Since this is generic question for which answer can be applied to most documents, I think specific code example is not necessary.
Using XPath I want to select all table nodes which do not nest other tables.
So no other descendant table elements, and I also want to discard all tables which have spaces only as their value.
I have tried this:
//table[not(child::table) and normalize-space(.)]
but it's not working.
What is the right way to do it?
Upvotes: 2
Views: 5195
Reputation: 107237
Assuming that you are scraping (X)HTML, and noting that table
cannot have another table as a direct child, it is likely that you are looking for descendent
table elements, and not direct child
elements.
table[not(descendant::table)]
In the Xml below:
<xml>
<table id="hasDescendent">
<tr>
<td>
<table id="Inner Descendent"/>
</td>
</tr>
</table>
<table id="directChild">
<table id="Inner Direct Child" />
</table>
<table id="nochild">
</table>
</xml>
The xpath //table[not(descendant::table)]
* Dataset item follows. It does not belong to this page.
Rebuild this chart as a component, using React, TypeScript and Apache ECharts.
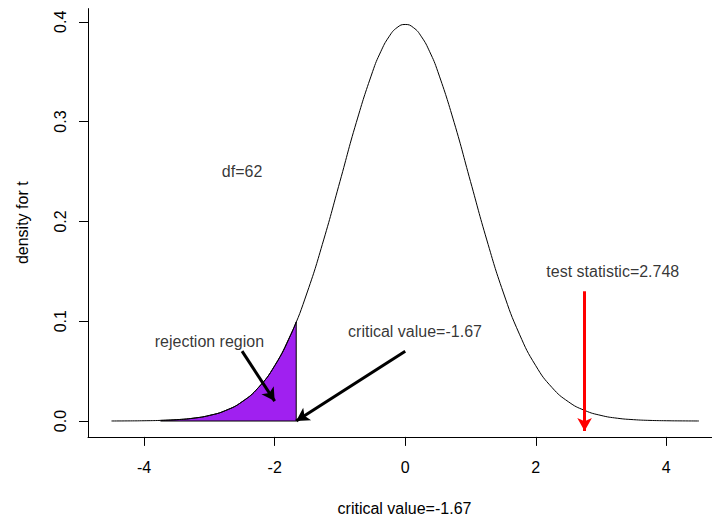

returns the following table
s:
Upvotes: 3
Reputation: 473763
Let's use the following HTML fragment as an example:
<div>
<table id="1">
</table>
<table id="2">
<table>
<tr>
<td>2</td>
</tr>
</table>
</table>
<table id="3">
<div>I'm the one you wanted to find</div>
</table>
</div>
According to your description, the first table
should be discarded since it contains only spaces, the second table
should be discarded also, since there is another table
inside.
The following xpath expression would match the third table
only:
/div/table[(not(child::table) and normalize-space(.))]
Demo (using xmllint
tool):
$ xmllint index.html --xpath '/div/table[(not(child::table) and normalize-space(.))]'
<table id="3">
<div>I'm the one you wanted to find</div>
</table>
Upvotes: 1